▸ **DIRECTION**:
Copy out the line that contains "Emit a Python", the line that contains "tick_values = [0, 100, 200, 300, 400, 500, 600, 700]", and every line between them, exactly, and nothing else.

— START PROVIDED MATERIAL —

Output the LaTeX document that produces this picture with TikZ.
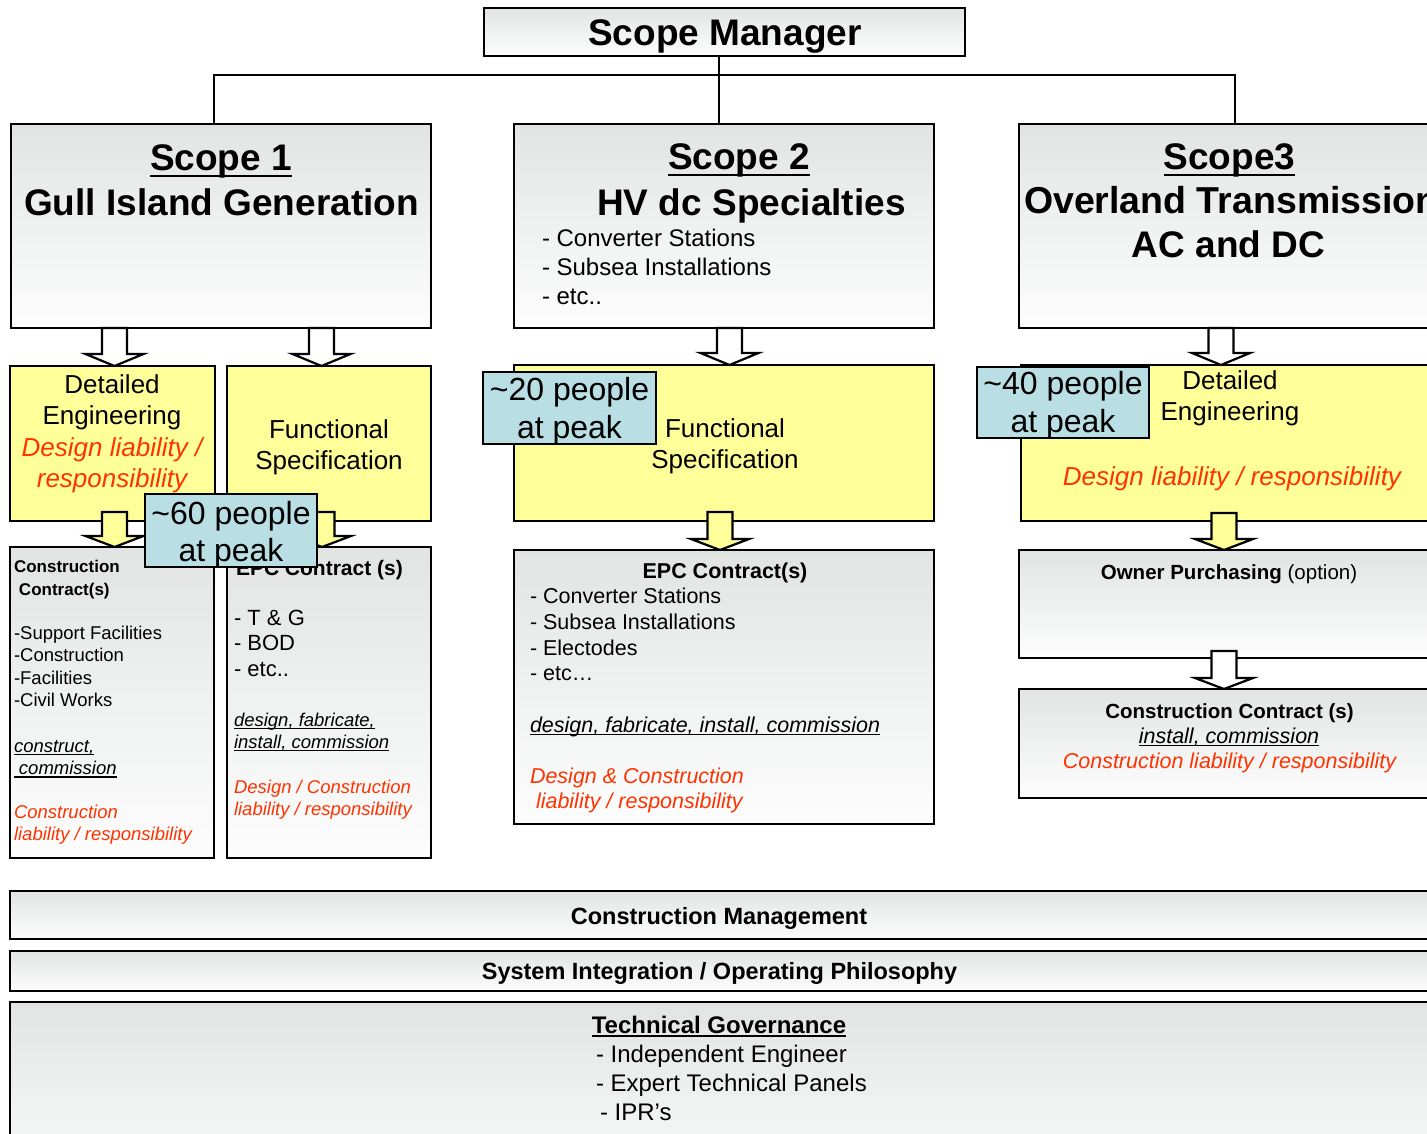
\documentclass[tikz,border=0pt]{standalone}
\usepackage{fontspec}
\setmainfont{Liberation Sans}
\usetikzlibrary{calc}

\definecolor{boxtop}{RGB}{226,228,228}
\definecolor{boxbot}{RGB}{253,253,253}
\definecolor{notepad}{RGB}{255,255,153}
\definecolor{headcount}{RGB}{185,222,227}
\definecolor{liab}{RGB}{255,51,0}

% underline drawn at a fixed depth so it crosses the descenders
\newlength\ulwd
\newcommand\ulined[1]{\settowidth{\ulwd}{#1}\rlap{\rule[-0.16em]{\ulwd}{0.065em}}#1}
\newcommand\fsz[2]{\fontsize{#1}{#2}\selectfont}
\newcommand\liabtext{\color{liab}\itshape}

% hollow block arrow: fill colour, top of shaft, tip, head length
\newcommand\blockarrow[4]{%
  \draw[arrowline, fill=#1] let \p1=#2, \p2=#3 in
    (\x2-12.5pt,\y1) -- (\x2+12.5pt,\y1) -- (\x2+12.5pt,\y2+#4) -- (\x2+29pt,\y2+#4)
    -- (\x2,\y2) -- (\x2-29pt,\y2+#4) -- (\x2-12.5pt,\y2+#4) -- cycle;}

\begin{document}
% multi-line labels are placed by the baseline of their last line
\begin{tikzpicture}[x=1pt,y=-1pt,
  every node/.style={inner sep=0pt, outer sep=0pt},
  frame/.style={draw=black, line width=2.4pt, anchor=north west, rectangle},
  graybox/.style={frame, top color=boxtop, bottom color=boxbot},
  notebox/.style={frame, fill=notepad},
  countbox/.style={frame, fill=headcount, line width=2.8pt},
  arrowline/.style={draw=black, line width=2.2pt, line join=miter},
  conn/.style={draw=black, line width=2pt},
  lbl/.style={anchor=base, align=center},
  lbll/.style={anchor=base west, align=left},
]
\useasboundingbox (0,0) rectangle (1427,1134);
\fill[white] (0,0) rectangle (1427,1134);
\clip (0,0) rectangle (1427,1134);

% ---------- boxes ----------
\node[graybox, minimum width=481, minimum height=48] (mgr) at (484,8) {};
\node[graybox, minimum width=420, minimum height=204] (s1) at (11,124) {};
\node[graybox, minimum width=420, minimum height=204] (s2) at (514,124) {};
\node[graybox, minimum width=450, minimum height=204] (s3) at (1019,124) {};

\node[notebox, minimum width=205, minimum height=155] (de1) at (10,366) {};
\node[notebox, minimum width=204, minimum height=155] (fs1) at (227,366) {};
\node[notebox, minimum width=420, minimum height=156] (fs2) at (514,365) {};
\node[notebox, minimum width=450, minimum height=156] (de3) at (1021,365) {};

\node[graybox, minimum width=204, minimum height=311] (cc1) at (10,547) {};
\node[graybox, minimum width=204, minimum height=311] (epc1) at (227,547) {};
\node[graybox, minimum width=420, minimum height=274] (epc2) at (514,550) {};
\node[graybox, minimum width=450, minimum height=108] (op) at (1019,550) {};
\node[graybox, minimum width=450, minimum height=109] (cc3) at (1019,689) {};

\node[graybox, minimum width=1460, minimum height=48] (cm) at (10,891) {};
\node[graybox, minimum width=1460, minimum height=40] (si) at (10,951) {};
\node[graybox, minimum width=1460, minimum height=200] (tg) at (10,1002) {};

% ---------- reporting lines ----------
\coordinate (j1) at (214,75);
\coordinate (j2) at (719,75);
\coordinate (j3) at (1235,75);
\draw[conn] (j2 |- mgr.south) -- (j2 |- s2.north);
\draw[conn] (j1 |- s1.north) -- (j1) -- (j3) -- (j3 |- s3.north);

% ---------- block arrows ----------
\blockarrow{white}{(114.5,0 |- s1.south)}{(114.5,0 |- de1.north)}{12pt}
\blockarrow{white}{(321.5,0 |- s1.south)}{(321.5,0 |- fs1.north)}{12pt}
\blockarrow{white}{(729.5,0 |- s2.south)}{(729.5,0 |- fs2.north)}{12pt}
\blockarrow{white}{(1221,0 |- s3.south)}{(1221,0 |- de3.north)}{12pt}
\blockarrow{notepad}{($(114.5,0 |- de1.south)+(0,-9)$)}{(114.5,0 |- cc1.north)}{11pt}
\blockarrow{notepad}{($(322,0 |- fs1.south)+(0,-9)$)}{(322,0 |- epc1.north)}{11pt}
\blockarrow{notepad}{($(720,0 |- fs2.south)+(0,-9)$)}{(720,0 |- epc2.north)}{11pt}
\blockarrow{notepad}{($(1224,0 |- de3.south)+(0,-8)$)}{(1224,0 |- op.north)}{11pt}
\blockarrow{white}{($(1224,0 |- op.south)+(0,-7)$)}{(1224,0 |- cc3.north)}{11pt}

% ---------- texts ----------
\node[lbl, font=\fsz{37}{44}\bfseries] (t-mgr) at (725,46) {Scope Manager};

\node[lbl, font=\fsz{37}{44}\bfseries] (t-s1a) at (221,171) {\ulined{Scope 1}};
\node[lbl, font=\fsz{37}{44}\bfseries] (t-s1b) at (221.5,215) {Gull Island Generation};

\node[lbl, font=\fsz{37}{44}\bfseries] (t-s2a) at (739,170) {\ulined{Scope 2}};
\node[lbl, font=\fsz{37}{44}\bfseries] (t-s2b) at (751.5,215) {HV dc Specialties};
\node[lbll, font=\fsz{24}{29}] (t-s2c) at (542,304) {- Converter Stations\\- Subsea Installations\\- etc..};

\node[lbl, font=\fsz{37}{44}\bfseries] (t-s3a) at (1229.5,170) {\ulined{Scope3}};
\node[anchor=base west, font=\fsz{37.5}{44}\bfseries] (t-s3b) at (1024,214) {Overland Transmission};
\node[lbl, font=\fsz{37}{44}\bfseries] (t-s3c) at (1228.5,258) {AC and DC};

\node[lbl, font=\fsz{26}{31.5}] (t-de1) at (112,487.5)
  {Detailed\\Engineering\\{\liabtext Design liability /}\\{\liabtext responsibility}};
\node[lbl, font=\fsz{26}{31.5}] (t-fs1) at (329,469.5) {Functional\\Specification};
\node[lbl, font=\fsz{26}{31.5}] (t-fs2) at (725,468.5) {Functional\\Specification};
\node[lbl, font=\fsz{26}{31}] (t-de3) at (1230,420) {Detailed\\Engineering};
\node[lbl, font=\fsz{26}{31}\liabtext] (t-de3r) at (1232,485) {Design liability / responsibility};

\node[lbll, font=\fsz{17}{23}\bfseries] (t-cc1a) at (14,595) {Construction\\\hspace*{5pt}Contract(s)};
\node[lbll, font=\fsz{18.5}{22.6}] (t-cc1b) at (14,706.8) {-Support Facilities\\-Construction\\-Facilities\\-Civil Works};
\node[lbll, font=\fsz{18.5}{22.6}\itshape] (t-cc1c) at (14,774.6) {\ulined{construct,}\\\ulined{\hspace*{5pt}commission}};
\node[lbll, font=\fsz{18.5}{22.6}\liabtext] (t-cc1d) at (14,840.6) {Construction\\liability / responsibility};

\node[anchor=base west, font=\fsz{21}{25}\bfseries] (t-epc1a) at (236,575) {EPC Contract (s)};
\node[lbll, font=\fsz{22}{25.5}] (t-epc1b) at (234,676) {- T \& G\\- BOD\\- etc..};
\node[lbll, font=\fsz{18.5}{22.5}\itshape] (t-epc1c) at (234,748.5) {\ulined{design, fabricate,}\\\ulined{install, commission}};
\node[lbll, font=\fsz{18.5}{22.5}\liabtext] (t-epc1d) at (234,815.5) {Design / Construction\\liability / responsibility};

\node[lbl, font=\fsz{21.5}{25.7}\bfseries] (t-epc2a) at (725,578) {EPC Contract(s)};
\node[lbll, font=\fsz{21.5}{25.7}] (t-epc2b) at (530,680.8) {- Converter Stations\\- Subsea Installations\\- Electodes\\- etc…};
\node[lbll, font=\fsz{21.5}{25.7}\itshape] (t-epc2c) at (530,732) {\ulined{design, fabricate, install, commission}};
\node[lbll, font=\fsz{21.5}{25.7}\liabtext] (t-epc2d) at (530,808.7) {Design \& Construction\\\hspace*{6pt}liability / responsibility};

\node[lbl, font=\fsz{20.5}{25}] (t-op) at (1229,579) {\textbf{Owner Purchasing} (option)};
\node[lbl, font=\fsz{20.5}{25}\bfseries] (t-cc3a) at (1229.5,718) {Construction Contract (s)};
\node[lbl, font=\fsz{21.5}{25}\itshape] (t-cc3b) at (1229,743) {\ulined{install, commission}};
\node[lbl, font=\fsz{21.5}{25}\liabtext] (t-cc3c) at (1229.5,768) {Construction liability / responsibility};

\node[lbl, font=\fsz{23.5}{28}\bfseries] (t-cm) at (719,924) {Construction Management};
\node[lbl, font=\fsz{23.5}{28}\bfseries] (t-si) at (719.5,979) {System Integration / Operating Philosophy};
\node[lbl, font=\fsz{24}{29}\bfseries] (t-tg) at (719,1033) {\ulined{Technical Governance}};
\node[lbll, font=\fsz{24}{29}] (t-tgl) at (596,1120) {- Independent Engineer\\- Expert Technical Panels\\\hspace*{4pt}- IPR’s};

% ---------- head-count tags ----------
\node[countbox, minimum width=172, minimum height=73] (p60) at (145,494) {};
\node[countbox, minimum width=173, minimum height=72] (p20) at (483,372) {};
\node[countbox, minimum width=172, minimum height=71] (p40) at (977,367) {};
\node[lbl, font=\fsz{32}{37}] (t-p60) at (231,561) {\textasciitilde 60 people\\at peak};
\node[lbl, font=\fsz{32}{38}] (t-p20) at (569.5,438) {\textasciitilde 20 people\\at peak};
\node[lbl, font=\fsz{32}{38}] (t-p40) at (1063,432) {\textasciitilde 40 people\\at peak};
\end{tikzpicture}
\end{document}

— END PROVIDED MATERIAL —
— START PROVIDED MATERIAL —

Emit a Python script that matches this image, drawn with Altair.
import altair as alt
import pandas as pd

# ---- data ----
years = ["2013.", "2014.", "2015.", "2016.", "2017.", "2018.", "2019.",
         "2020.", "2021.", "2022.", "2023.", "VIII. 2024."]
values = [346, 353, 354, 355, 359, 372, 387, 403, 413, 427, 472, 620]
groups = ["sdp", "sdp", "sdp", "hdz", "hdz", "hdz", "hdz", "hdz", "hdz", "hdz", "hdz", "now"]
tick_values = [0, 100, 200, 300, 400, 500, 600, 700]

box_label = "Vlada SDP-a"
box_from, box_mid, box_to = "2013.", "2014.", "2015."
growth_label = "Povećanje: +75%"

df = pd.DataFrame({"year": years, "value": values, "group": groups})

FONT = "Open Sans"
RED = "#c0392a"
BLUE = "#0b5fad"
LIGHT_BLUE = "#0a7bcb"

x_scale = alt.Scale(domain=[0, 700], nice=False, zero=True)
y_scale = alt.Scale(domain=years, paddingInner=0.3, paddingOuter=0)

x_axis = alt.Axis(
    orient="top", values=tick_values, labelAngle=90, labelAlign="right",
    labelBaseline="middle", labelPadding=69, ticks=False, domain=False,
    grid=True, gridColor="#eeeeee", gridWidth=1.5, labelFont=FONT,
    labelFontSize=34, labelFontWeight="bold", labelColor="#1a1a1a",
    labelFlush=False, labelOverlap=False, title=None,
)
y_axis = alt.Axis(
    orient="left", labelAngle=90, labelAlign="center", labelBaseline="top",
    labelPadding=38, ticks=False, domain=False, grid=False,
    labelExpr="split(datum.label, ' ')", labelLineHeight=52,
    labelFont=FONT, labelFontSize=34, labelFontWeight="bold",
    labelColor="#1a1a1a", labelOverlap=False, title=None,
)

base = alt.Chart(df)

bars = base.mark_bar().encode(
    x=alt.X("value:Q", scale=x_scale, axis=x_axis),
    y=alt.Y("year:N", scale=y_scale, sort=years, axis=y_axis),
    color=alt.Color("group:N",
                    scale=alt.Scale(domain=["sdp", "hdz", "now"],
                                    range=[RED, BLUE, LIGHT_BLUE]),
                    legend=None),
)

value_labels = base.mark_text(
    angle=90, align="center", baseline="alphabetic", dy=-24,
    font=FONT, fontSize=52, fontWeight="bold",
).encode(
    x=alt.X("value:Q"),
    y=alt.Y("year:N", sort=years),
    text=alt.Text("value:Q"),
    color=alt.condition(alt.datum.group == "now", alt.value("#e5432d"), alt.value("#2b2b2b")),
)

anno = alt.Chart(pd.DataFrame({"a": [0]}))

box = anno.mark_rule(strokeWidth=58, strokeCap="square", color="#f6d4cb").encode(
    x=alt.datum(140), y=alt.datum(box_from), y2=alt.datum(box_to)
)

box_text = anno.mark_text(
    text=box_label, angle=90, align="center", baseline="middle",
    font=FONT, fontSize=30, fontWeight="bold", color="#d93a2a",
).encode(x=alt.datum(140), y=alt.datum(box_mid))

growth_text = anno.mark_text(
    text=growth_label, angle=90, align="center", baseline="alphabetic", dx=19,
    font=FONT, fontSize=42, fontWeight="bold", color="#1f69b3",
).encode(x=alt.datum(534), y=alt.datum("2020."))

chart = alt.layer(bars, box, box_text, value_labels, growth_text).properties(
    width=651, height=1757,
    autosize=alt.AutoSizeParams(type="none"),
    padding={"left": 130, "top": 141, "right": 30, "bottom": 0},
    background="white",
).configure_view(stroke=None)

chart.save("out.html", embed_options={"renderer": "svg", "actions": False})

— END PROVIDED MATERIAL —

▸ **TASK OUTPUT**:
Emit a Python script that matches this image, drawn with Altair.
import altair as alt
import pandas as pd

# ---- data ----
years = ["2013.", "2014.", "2015.", "2016.", "2017.", "2018.", "2019.",
         "2020.", "2021.", "2022.", "2023.", "VIII. 2024."]
values = [346, 353, 354, 355, 359, 372, 387, 403, 413, 427, 472, 620]
groups = ["sdp", "sdp", "sdp", "hdz", "hdz", "hdz", "hdz", "hdz", "hdz", "hdz", "hdz", "now"]
tick_values = [0, 100, 200, 300, 400, 500, 600, 700]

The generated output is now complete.